Только когда мальчик уснул, Марфа уговорила Агриппину вернуться домой – отец не обидится, если Груша уедет раньше. Алексина Тимофеевна, конечно, была недовольна ранним уходом дочери, но отговаривать ее не стала, окинув только бесстрастно-осуждающим взглядом мирно спавшего внука.

Груша уехала; ее муж, лицо которого выражало суровое недовольство, последовал за ней. Марфе вспомнились ее мысли о ребенке. Ее сестре появление ребенка не принесло счастья. Быть может, действительно было к лучшему, что у нее не было детей.

Мужчины вышли на просторную лоджию, чтобы выкурить по сигарете (Марфа знала, что Филипп не курил ни под каким предлогом), а Марфа помогала матери убрать со стола.

– У Груши болезненный вид, – сказала Марфа, оставшись с матерью наедине. – Ты не заметила?

– С чего бы ему взяться? – откликнулась мать. – Растить детей нелегко, – тоном превосходства сказала она. – Я подняла вас четверых, а у нее он один. Справится.

– Может быть, дело не в ребенке? – предположила Марфа, у которой несчастный вид сестры вызвал искреннее беспокойство.

– А в чем же еще? – вскинула тонкие дугообразные брови Алексина Тимофеевна.

Марфа ничего не ответила, в который раз утвердившись в том, что ее мать никогда не поймет жалоб, которые не имеют под собой четко аргументированного основания.

Не услышав ответа, Алексина Тимофеевна, вытиравшая в это время посуду, замерла с тарелкой и полотенцем в руках и внимательно посмотрела на дочь, которая вспененной губкой полировала блюдце.

– Ты считаешь меня слишком требовательной, правда? – услышала Марфа на удивление мягкий голос, даже заставивший ее перестать полировать блюдце и, дабы убедиться в том, что голос действительно принадлежит матери, поднять глаза на Алексину Тимофеевну.

– Нет, мама, – ответила Марфа, помедлив. – Просто с тобой трудно дать волю чувствам.

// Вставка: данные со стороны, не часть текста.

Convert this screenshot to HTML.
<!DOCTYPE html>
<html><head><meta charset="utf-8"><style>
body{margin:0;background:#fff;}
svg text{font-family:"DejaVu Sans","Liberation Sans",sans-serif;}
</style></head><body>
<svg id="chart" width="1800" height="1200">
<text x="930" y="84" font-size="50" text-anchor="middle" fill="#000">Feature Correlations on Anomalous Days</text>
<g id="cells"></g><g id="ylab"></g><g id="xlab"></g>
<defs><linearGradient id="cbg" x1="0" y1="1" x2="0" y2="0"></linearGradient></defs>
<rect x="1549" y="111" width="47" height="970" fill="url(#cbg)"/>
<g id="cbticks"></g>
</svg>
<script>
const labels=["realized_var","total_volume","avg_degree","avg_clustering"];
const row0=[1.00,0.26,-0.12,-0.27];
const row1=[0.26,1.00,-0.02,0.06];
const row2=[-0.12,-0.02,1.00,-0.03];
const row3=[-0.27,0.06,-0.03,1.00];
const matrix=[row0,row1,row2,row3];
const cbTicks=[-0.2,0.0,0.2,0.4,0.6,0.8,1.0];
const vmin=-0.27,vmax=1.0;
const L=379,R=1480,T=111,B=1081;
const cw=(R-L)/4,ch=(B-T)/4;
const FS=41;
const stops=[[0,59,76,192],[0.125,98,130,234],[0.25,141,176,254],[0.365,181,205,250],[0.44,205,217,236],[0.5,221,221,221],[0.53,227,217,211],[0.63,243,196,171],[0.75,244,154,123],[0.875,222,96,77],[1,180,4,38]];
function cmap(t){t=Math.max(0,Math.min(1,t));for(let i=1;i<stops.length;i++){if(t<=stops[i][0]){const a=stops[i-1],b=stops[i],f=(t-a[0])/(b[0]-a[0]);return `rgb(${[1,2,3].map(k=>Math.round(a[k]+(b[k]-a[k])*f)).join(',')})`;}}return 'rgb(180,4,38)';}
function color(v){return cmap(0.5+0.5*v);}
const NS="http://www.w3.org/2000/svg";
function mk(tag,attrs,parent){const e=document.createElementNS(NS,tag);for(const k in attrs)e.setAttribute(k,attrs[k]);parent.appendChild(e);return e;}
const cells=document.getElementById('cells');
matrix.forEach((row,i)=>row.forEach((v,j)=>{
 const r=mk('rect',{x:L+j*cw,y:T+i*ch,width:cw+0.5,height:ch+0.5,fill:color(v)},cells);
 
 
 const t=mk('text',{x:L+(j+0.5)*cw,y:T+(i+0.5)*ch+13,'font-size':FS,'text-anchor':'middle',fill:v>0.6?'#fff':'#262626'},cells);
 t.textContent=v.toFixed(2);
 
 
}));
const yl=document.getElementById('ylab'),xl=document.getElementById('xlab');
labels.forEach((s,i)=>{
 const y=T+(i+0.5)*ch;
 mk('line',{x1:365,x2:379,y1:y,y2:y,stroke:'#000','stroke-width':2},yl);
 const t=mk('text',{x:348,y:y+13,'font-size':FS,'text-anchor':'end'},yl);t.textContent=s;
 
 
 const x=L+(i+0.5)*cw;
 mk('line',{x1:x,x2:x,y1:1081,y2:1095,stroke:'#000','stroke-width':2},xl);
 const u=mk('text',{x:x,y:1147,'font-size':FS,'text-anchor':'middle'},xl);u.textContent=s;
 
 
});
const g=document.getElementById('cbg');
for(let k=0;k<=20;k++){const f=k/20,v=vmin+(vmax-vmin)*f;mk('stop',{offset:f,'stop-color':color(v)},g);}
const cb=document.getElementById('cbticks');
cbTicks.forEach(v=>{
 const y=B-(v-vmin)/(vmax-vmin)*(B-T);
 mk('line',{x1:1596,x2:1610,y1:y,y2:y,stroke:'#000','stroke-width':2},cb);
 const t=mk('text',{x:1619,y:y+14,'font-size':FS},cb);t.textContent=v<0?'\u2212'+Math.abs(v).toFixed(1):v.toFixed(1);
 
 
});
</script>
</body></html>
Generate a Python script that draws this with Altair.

Алексина Тимофеевна поставила на столешницу тарелку, которую держала в руках, отложила полотенце и подошла к Марфе. Непривычно Марфе было стоять близко к матери так, что даже видно было каждую морщинку на ее лице, тонкие карандашные линии на верхних сморщенных веках, блеклые радужки на выцветших зрачках и брови, на которых виднелись комочки от карандаша. Губы у матери были тонкие, упрямо сомкнутые, как и у ее сыновей.

– Я учила вас никогда не жаловаться, – сказала Алексина Тимофеевна все тем же мягким голосом, насколько возможно было говорить им человеку, не привыкшему к такой интонации. – Я учила вас трезво смотреть на жизнь, которая редко позволяет уступать воле своих чувств. Но все это вовсе не значит, что чувств ваших я не пойму. Вам не на что жаловаться, Марфа. Вы не знаете, как бывает…

Алексина Тимофеевна вдруг осеклась. Марфе даже показалось, что глаза матери вдруг увлажнились. Но мать тут же отвела свой взгляд, отступив на два шага от дочери и вернувшись к тарелке, которая уже была сухой.

– Филипп создал проект для продажи его какой-то американской компании, – зачем-то сказала Марфа, скорее для того, чтобы перевести тему разговора. Мысль о проекте мужа была единственной, которая посетила Марфу в тот момент, и наиболее подходящей для того, чтобы хоть как-то заинтересовать мать.

– У вас с Грушей хорошие мужья, – лаконично заключила Алексина Тимофеевна.

Этот короткий разговор с матерью не изменил убежденности Марфы в том, что ее мать была сухой, бесстрастной, властной женщиной, которая жизнь всех окружающих ее людей выстроила для блага себе, но не для их собственного. Быть может, это их «добропорядочное» воспитание и благоприятно сказалось на судьбе сыновей, но дочерям трудно было жить под гнетом воспитанного в них чувства долга перед кем угодно, но только не перед собой.